Kang is also inspired by the work of Sarah Ahmed, a British-Australian feminist scholar who wrote, most recently, The Feminist Killjoy Handbook. Ahmed writes of the politics of emotion — of “affect aliens,” says Kang. “If everyone’s happy, and you’re supposed to be happy, and you’re not, what does that mean?” Ahmed writes, too, of willfulness. “There’s a sense that being stubborn is childish,” says Kang. “Actually, it’s political.”
At Oxford, Kang and friends participated in an encampment on campus supporting Palestine — “affect aliens” themselves in the face of what Kang calls institutional violence.
When Kang arrived in Provincetown, far from a “cradle” of friendships at home, they felt a sense of loss. They’ve never written to purge something, says Kang — except maybe in early stories where they inadvertently came out to themself by writing about lesbians. “Wouldn’t it be funny,” Kang remembers thinking, “if the reason I wrote this was because I’ve secretly been a lesbian this whole time?”

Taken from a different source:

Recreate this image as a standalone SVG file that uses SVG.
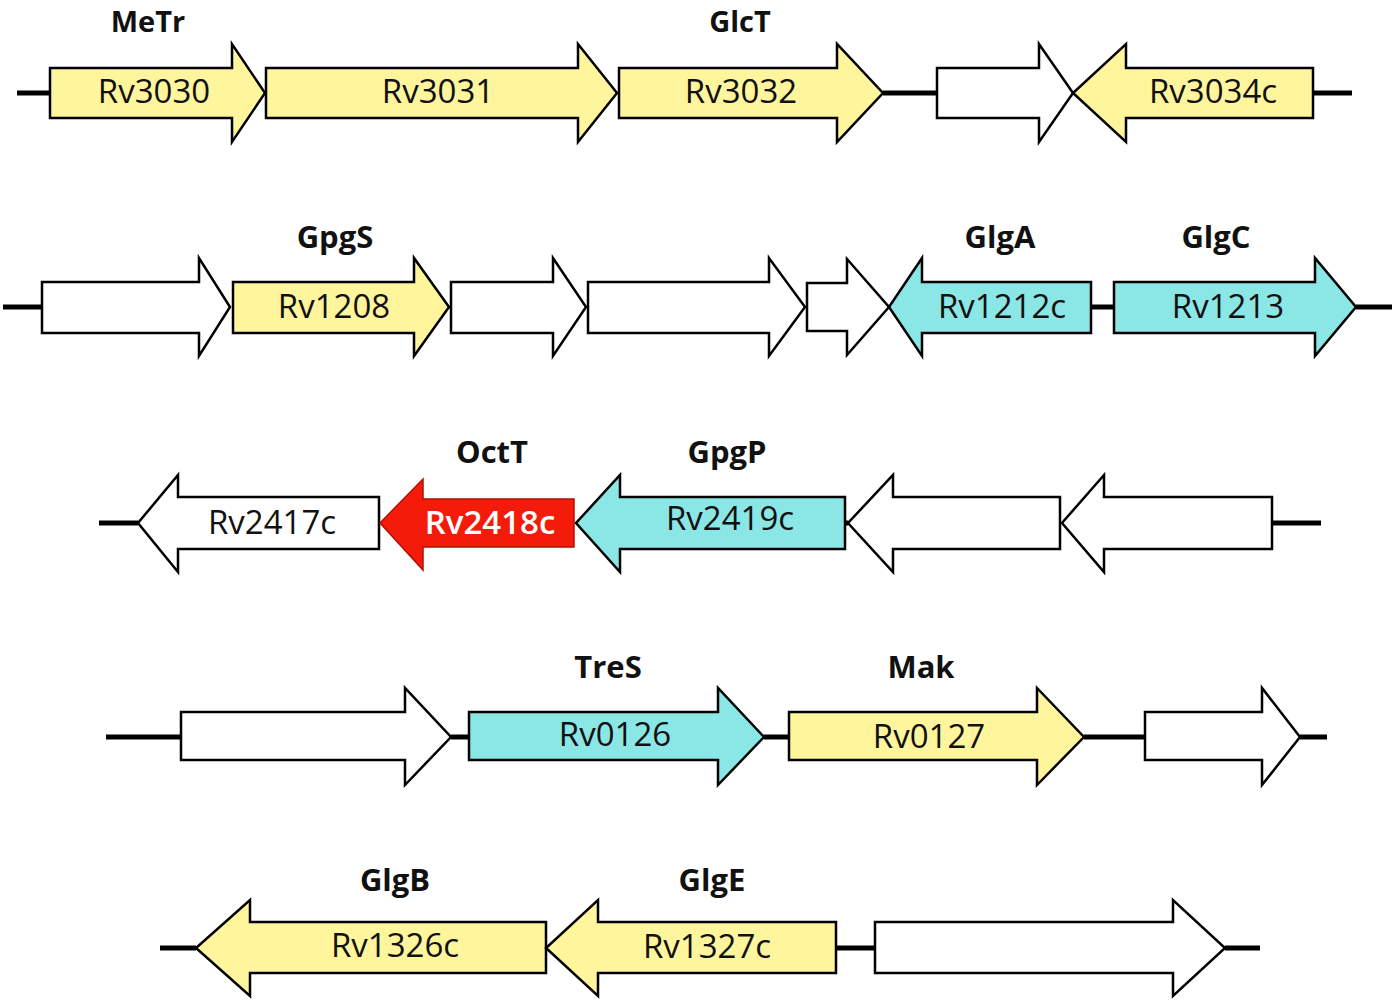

“Sequence From a Dream” was different. “It’s the most vulnerable and raw story I’ve ever written,” says Kang. “Every time I write a story, I’m learning how to write all over again.” Writing this one scared them. The emotions were real and bad.
“I’m trying to figure out what I really care about,” says Kang. “Sometimes I don’t trust my conscious self.” Dreams, they say, are a sort of “ultimate revelation,” where ugly feelings emerge without permission.
Kang printed the story on a Risograph at FAWC and spread the word on social media: they’d exchange the booklet for donations to support Palestinians suffering in Gaza. So far, Kang has sent out 200 copies and raised $3,800.
“In the past year, my ideas about what writing and art mean have been interrupted by the genocide in Palestine,” says Kang. Here in Provincetown, where Kang says “outside disturbances” are few, “I’ve been trying to reconfigure what it is that motivates me to tell a story.”
In writing “Sequence From a Dream,” Kang struggled with this question: “Am I making this about myself?” The narrator grapples with the same issue. “We’re not the people who need the spotlight,” says Kang. “But this is something I’ve been thinking a lot about: no matter what you do, you can’t delete your feelings.” No matter, they say, if they’re “ugly feelings, shameful feelings, difficult feelings.”
Kang has become disillusioned with Oxford. “I used to see the institution as a brick wall and myself as this hysterical, emotional being, thrashing against it,” they say. After being involved in the student-led coalition Oxford Action for Palestine, they’ve concluded that the roles are the opposite.
They still love art history. But the pursuit of a Ph.D. is losing its allure. “My backup plan is to be a writer.”